Buffalo Common Council approves mayor's budget proposal

May 21, 2021

The City of Buffalo has a budget for the fiscal year starting in July, with few changes from Mayor Byron Brown's proposal.

Common Council members on Thursday approved a $535 million budget in the isolation of a pandemic.

"We have not laid one person off," said the South District's Chris Scanlon. "The City of Buffalo has not laid off one person as a result of this pandemic. Not a single service has been cut."

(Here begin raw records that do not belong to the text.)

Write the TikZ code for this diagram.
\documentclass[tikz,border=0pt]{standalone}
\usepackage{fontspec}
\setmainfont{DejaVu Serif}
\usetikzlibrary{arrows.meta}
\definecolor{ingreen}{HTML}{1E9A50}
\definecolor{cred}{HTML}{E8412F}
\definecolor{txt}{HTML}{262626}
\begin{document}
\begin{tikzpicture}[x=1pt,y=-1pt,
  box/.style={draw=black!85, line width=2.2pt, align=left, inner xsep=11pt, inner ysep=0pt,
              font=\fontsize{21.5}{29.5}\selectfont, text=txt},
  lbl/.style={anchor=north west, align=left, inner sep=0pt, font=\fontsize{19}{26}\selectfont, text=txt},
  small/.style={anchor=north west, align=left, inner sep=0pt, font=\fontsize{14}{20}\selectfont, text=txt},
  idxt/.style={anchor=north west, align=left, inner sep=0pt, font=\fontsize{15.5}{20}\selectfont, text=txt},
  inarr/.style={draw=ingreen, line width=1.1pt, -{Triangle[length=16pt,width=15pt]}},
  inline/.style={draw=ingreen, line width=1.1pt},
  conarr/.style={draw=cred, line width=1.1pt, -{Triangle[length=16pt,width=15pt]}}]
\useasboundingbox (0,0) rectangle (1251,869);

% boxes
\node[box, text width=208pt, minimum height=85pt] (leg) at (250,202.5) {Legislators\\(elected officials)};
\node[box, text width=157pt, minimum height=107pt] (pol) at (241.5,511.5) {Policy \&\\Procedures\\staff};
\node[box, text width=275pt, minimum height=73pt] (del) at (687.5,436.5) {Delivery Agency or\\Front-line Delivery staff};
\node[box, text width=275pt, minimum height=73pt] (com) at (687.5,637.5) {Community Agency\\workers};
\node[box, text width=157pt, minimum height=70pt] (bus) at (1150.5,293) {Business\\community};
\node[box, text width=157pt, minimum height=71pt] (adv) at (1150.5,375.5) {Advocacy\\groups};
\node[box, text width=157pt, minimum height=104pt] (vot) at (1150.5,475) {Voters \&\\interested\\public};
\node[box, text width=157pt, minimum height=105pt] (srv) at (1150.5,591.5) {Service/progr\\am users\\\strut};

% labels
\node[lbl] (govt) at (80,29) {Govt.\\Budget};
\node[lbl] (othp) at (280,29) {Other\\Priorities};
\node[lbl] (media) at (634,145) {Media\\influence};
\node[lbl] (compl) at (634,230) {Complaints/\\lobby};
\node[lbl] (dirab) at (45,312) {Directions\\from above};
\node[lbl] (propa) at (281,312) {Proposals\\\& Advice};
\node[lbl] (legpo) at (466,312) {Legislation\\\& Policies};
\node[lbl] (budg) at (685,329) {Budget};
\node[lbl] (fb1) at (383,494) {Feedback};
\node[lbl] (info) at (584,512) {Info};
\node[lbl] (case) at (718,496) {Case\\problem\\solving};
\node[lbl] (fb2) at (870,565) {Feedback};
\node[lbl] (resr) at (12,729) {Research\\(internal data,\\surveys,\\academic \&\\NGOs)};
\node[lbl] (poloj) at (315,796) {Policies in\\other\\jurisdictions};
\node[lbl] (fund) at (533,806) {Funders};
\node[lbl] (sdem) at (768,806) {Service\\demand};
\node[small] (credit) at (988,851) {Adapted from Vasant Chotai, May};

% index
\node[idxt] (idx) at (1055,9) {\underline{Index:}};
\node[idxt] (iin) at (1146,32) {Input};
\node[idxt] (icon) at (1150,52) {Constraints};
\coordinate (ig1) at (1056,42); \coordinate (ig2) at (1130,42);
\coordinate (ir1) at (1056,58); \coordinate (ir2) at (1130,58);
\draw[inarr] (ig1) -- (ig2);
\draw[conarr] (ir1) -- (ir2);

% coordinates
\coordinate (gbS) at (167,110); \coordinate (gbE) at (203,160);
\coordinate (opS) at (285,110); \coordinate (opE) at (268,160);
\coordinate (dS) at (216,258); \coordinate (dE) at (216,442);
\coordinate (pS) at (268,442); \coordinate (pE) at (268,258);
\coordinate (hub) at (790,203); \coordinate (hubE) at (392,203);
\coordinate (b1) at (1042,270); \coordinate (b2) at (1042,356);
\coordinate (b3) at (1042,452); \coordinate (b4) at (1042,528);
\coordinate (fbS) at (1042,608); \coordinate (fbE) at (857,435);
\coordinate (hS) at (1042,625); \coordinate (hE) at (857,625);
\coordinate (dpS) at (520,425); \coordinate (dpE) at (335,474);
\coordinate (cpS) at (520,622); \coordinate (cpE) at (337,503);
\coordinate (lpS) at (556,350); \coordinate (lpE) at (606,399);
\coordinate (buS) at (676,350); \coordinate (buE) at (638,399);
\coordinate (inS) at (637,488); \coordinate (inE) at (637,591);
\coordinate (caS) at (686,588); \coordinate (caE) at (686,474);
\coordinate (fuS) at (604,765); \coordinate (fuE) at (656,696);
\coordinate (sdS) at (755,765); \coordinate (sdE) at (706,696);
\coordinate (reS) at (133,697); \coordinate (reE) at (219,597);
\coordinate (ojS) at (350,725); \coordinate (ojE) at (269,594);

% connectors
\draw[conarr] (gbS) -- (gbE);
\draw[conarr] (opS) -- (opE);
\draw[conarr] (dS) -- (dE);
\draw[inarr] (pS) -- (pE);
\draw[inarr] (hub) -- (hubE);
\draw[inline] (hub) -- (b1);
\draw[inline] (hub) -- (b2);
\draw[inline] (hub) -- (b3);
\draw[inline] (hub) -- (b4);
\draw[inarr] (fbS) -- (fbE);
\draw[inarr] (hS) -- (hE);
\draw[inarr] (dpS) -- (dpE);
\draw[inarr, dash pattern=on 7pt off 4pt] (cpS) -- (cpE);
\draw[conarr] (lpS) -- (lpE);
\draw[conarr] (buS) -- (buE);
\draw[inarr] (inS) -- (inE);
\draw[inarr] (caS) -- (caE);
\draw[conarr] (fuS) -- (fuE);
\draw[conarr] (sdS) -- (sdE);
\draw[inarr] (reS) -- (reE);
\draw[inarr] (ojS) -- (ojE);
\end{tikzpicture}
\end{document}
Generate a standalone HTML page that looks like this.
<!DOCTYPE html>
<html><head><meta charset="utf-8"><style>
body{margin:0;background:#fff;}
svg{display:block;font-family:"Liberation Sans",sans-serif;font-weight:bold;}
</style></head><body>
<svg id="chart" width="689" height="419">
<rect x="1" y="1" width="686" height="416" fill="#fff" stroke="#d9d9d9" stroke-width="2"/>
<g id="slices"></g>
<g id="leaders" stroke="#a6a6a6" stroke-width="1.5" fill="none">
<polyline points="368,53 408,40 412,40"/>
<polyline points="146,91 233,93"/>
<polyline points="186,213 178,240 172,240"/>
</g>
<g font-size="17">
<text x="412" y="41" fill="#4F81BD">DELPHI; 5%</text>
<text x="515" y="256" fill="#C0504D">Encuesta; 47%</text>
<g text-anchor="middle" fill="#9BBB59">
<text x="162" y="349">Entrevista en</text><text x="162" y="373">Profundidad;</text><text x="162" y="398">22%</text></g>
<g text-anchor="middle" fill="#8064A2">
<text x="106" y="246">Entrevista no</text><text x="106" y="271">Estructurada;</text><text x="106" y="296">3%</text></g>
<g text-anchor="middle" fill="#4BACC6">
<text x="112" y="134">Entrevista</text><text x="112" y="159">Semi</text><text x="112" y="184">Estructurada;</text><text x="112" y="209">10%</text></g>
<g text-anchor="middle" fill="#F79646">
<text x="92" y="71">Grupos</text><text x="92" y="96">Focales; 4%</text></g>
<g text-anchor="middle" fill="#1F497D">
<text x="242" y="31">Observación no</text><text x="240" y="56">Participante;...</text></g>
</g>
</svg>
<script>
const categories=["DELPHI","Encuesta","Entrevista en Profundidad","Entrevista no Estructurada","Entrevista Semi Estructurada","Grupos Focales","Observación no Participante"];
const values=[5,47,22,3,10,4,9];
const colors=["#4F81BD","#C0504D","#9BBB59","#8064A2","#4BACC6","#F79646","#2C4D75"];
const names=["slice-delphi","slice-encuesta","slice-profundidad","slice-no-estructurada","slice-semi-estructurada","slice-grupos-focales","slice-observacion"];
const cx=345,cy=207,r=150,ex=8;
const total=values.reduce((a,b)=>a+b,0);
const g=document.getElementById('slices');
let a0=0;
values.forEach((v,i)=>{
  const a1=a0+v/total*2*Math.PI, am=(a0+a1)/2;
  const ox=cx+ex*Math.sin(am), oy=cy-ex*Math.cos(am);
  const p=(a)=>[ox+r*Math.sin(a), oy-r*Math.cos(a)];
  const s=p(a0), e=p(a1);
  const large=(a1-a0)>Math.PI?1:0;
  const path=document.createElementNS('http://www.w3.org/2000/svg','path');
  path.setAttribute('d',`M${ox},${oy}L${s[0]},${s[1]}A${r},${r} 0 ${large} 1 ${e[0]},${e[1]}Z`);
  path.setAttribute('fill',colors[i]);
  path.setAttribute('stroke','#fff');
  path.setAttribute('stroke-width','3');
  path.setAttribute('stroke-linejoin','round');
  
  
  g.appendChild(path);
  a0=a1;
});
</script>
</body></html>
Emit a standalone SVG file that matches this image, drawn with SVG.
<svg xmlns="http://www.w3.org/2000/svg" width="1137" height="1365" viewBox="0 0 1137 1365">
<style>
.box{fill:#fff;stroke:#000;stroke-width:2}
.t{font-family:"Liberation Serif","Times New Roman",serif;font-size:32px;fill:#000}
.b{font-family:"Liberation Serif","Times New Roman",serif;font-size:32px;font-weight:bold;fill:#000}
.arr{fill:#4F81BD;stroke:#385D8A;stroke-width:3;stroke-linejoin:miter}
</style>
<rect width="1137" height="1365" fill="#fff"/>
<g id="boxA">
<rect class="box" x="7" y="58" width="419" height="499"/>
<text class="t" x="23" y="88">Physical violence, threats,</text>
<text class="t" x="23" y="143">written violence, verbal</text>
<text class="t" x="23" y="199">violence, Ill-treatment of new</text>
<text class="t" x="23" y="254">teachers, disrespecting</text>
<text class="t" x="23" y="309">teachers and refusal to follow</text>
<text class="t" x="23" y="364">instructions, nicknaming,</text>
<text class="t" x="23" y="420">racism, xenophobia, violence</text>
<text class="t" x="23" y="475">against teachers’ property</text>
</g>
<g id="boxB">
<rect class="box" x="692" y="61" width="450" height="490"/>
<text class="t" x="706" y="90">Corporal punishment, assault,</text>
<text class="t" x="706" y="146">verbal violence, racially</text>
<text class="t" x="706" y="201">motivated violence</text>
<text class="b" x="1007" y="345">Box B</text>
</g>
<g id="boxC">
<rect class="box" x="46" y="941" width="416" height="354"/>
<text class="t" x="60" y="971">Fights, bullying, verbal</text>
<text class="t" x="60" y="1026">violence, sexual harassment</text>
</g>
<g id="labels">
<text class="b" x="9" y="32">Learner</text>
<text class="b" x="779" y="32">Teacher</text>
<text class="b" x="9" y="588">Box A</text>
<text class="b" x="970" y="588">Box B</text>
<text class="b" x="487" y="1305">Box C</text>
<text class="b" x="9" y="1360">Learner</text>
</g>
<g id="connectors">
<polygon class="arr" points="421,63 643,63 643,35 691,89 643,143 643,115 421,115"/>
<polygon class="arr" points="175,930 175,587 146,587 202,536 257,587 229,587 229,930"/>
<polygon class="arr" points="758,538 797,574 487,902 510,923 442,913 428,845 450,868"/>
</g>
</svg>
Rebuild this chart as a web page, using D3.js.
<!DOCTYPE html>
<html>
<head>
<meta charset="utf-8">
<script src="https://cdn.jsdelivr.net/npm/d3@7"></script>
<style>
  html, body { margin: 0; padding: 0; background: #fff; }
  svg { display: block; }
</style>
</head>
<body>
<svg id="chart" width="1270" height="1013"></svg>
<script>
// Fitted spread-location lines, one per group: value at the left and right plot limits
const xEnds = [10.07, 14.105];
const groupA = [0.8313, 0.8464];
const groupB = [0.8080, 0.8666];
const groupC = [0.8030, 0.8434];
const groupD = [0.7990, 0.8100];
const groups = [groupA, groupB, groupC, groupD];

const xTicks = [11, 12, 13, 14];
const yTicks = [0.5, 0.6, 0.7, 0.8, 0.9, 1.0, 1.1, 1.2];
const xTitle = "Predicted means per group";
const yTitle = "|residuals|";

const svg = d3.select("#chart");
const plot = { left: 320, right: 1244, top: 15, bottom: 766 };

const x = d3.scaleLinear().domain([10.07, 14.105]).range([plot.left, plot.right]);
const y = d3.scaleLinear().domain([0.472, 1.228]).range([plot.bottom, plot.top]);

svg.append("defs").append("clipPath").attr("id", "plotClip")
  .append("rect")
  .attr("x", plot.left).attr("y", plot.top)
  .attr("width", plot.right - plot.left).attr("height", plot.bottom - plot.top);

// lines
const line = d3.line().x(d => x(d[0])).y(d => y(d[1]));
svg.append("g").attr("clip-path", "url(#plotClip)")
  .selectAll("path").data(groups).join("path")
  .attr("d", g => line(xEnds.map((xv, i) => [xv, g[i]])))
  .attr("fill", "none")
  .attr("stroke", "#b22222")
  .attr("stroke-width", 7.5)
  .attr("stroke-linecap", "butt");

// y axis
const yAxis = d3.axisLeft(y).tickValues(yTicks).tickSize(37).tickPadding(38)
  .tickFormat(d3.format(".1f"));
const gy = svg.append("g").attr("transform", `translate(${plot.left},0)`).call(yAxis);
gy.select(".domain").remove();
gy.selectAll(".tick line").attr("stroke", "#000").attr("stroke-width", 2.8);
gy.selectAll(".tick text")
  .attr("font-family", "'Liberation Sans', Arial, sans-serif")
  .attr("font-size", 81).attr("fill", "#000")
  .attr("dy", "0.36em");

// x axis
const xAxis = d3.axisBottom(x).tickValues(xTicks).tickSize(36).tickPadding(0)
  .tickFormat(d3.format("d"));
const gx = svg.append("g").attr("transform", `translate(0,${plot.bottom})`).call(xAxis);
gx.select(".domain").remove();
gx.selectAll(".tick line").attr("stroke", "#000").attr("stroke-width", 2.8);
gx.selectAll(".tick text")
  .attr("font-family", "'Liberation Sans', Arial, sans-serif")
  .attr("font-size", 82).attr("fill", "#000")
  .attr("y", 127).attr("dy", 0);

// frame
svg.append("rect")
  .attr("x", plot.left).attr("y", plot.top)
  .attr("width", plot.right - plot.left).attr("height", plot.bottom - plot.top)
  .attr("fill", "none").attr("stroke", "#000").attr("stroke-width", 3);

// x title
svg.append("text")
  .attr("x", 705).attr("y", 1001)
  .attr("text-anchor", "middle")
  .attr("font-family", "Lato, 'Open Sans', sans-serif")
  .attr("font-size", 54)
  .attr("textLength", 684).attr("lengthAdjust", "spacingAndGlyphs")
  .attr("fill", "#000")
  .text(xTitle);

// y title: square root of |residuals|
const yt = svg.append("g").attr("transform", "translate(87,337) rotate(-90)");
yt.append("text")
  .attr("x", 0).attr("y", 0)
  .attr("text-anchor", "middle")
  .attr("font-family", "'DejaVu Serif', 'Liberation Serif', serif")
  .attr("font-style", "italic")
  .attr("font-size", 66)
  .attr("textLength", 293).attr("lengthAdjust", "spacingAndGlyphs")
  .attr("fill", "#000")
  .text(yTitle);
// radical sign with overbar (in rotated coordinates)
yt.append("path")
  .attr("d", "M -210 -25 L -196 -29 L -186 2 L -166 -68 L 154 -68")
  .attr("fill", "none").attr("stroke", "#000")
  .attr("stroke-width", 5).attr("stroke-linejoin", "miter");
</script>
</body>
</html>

It's an essentially balanced budget, much different from last year, when the city approved a budget with a $65 million deficit on Brown's premise that Washington would throw money at the revenue problems of local governments across the country.

Credit City of Buffalo

"Hard work sometimes pays off. Sometimes it doesn't. But, boy-oh-boy, luck sure does," said the North District's Joe Golombek. "Who would have thought that the Democrats would capute the presidency, the Congress, the Senate and be able to put together a package of $300 and some million dollars for the City of Buffalo?"

The budget slightly cuts spending for the Police Department because of supply cuts and new officers coming on the force at lower salaries than retiring veterans. Council President Darius Pridgen said plans to alter the way the department works, like social workers for mental health crises, could not be put together in time for the start of the budget year.

"Specialists being available during some of the most busy hours, which is usually, when we look at the data, from 5 o'clock to about 1 o'clock. We did not get that in this budget because of the complexity to find out what it would cost," Pridgen said. "Also, it's a police union issue, not issue, but police union contract, that would have to be worked through."

Pridgen said there is a written deal to put this all together, including how much it will cost.

There will be plenty of money, with Washington, DC to send more than $300 million from the most recent stimulus bill. For individual councilmembers, that will yield $1.35 million, divided equally, for neighborhood inititatives like speed bumps, pavement markings and crosswalks. That also would allow for the school zone speed cameras, now the subject of a lawsuit, to be abolished on Tuesday.